Mark Hemingway: It's the children who suffer when parents don't marry 

Last week, the census reported some truly depressing news -- the percentage of married people in America has hit an all-time low. Only 52 percent of Americans over 18 are married, down almost 10 percent from a decade ago.

Not everyone seems to think this is a bad thing. Marriage, we're so often told, is an archaic religious institution designed to oppress women.

Less marriage means more freedom, allowing us all to have personal relationships that ebb and flow with the phases of our lives.

Of course, anyone who believes this is dooming huge swaths of America's children to lives of misery. Some 72 percent of black children in America are born out of wedlock.

Forty-five years ago, when Sen. Daniel Patrick Moynihan released his infamous report first alerting Americans to the fact that black families were crumbling, the percentage of African-American kids born out of wedlock was only 26 percent.

Recently, black journalist and blogger Christelyn Karazin started an online campaign called "No Wedding, No Womb!" (NWNW) calling for "both MEN and WOMEN to put the needs of children first, and advocates that couples abstain from having children until they are emotionally, physically and financially able to care for them."

Karzin knows a thing or two about this particular problem: She got pregnant at age 24 by a man who did not want to get married. She's now happily married to another man.

While acknowledging that "marriage is the ideal," the campaign also makes the caveat that "if marriage is out of the question, NWNW parents are 'wedded' to their commitment to their children, providing daily emotional and physical nurturing."

This all sounds pretty reasonable, and not overly moralistic.

However, the blow back is as predictable as it is pathetic. "However noble the intentions behind 'No Wedding, No Womb' are, it's just slut shaming in the guise of empowering women," wrote Monica Potts at the Web site for the American Prospect. On Michael Eric Dyson's radio show, blogger Jamilah Lemieux summed up her objections to NWNW thus: "In a nutshell, it's unreasonable and unproductive to force middle-class values on people who don't have middle-class access."

Marriage is not some unnatural construct adopted by the privileged classes; it's been the foundation of civilization for thousands of years.

We can't just lower expectations and remove the social stigma from out-of-wedlock births and expect that children will be taken care of.

Black children are now more than three times as likely to be living in poverty than white kids. If the goal here is to have fewer people "slut shaming" unwed mothers, mission accomplished. But feminist moral victories don't feed kids -- committed fathers do.

None of this is to say we shouldn't do what we can to help single mothers. But it should lead you to the conclusion that the absence of marriage is big part of the reason why so many kids are suffering.

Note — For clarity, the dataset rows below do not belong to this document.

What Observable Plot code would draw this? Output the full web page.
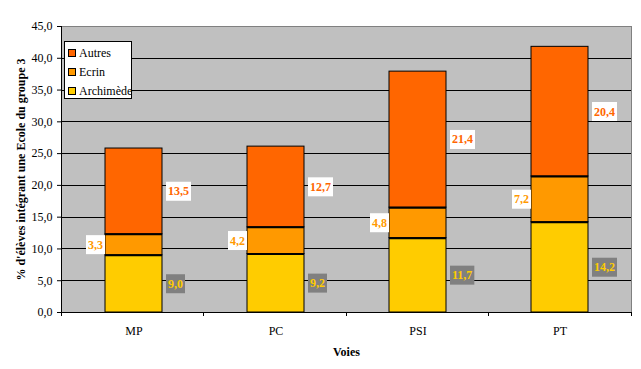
<!DOCTYPE html>
<html><head><meta charset="utf-8">
<script src="https://cdn.jsdelivr.net/npm/d3@7"></script>
<script src="https://cdn.jsdelivr.net/npm/@observablehq/plot@0.6"></script>
<style>
body{margin:0;background:#fff;}
#wrap{position:relative;width:641px;height:369px;font-family:"Liberation Serif","Times New Roman","DejaVu Serif",serif;}
#wrap svg, #wrap svg text{font-family:"Liberation Serif","Times New Roman","DejaVu Serif",serif !important;}
#legend{position:absolute;left:64px;top:41px;width:68px;height:58px;box-sizing:border-box;border:1px solid #000;background:#fff;font-size:12px;color:#000;}
.item{position:absolute;left:3px;height:14px;line-height:14px;white-space:nowrap;}
.sw{display:inline-block;width:6px;height:6px;border:1px solid #000;margin-right:3px;vertical-align:0px;}
</style></head>
<body><div id="wrap"><div id="legend"></div></div>
<script>
const voies = ["MP", "PC", "PSI", "PT"];
const series = ["Archimède", "Ecrin", "Autres"];
const archimede = [9.0, 9.2, 11.7, 14.2];
const ecrin = [3.3, 4.2, 4.8, 7.2];
const autres = [13.5, 12.7, 21.4, 20.4];
const colors = ["#FFCC00", "#FF9900", "#FF6600"];
const yTicks = [0, 5, 10, 15, 20, 25, 30, 35, 40, 45];
const yTitle = "% d'élèves intégrant une Ecole du groupe 3";
const xTitle = "Voies";

const values = [archimede, ecrin, autres];
const rows = [];
voies.forEach((v, i) => {
  let base = 0;
  series.forEach((s, j) => {
    const val = values[j][i];
    rows.push({voie: v, serie: s, si: j, value: val, y1: base, y2: base + val, mid: base + val / 2});
    base += val;
  });
});
const fmt = d => d.toFixed(1).replace(".", ",");

function axesLines(index, scales, vals, dims) {
  const {width: w, height: h, marginLeft: l, marginRight: r, marginTop: t, marginBottom: b} = dims;
  const g = d3.create("svg:g").attr("stroke", "#000").attr("stroke-width", 1).attr("shape-rendering", "crispEdges");
  g.append("line").attr("x1", l).attr("x2", l).attr("y1", t).attr("y2", h - b);
  g.append("line").attr("x1", l).attr("x2", w - r).attr("y1", h - b).attr("y2", h - b);
  const n = voies.length, step = (w - l - r) / n;
  for (let k = 0; k <= n; k++) {
    const x = l + k * step;
    g.append("line").attr("x1", x).attr("x2", x).attr("y1", h - b).attr("y2", h - b + 4);
  }
  return g.node();
}

const labelFont = {fontWeight: "bold", fontSize: 12};

const chart = Plot.plot({
  width: 641,
  height: 369,
  marginLeft: 61,
  marginRight: 10,
  marginTop: 26,
  marginBottom: 57,
  style: "font-size:12px;color:#000;background:#fff;",
  x: {domain: voies, paddingInner: 0.6, paddingOuter: 0.3, axis: null},
  y: {domain: [0, 45], axis: null},
  color: {domain: series, range: colors},
  marks: [
    Plot.frame({fill: "#C0C0C0", stroke: "#808080"}),
    Plot.ruleY(yTicks.filter(d => d > 0 && d < 45), {stroke: "#000", shapeRendering: "crispEdges"}),
    Plot.barY(rows, {x: "voie", y1: "y1", y2: "y2", fill: "serie", stroke: "#000", strokeWidth: 1}),
    Plot.tickY(rows.filter(d => d.si > 0), {x: "voie", y: "y1", stroke: "#000", strokeWidth: 2}),
    axesLines,
    Plot.axisY({ticks: yTicks, tickFormat: fmt, tickSize: 4, tickPadding: 5, label: null, fontSize: 12}),
    Plot.axisX({tickSize: 0, tickPadding: 14, label: null, fontSize: 12}),
    Plot.text([yTitle], {frameAnchor: "left", textAnchor: "middle", rotate: -90, dx: -40, fontWeight: "bold", fontSize: 12}),
    Plot.text([xTitle], {frameAnchor: "bottom", dy: 43, fontWeight: "bold", fontSize: 12}),
    Plot.text(rows.filter(d => d.si === 2), {x: "voie", y: "mid", text: d => fmt(d.value), textAnchor: "start", dx: 34, fill: colors[2], className: "lbl-white", ...labelFont}),
    Plot.text(rows.filter(d => d.si === 1), {x: "voie", y: "mid", text: d => fmt(d.value), textAnchor: "end", dx: -31, fill: colors[1], className: "lbl-white", ...labelFont}),
    Plot.text(rows.filter(d => d.si === 0), {x: "voie", y: "mid", text: d => fmt(d.value), textAnchor: "start", dx: 34, fill: colors[0], className: "lbl-grey", ...labelFont})
  ]
});

const wrap = document.getElementById("wrap");
wrap.insertBefore(chart, wrap.firstChild);

// label boxes behind the data labels
[["lbl-white", "#FFFFFF"], ["lbl-grey", "#808080"]].forEach(([cls, bg]) => {
  chart.querySelectorAll("g." + cls).forEach(g => {
    g.querySelectorAll("text").forEach(t => {
      const bb = t.getBBox();
      const cy = bb.y + bb.height / 2;
      const r = document.createElementNS("http://www.w3.org/2000/svg", "rect");
      r.setAttribute("x", bb.x - 2);
      r.setAttribute("width", bb.width + 4);
      r.setAttribute("y", cy - 9.5);
      r.setAttribute("height", 19);
      r.setAttribute("fill", bg);
      r.setAttribute("stroke", "none");
      const tr = t.getAttribute("transform");
      if (tr) r.setAttribute("transform", tr);
      t.parentNode.insertBefore(r, t);
    });
  });
});

// legend
const legend = document.getElementById("legend");
[2, 1, 0].forEach((j, k) => {
  const it = document.createElement("div");
  it.className = "item";
  it.style.top = (4 + k * 19) + "px";
  const sw = document.createElement("span");
  sw.className = "sw";
  sw.style.background = colors[j];
  it.appendChild(sw);
  it.appendChild(document.createTextNode(series[j]));
  legend.appendChild(it);
});
</script>
</body></html>
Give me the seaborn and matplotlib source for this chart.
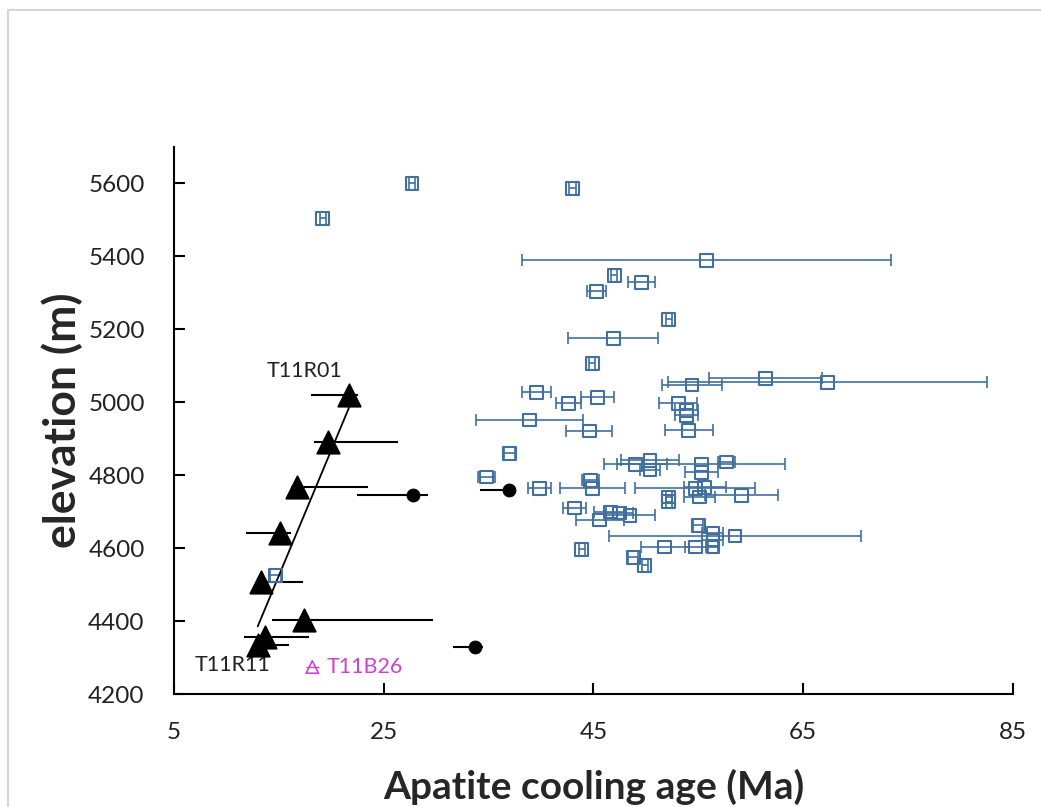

The simple solution for NWNW's critics is just to take kids out of the equation. "I'd have a bit more sympathy if 'No Wedding, No Womb' was the unfortunate title of a volunteer group taking condoms to community centers and volunteering to teach sex-ed classes," writes Potts.

Sure, we could all live in a world where everyone was well-educated about birth control methods and never had kids, making marriage less relevant. (Psst! Don't mention that black children are being aborted at record rates. It's unseemly.) But that's not realistic, is it?

Personally, I'd have more sympathy for the critics of NWNW if they thought a little harder about what happens to children in a country where marriage is in inexorable decline.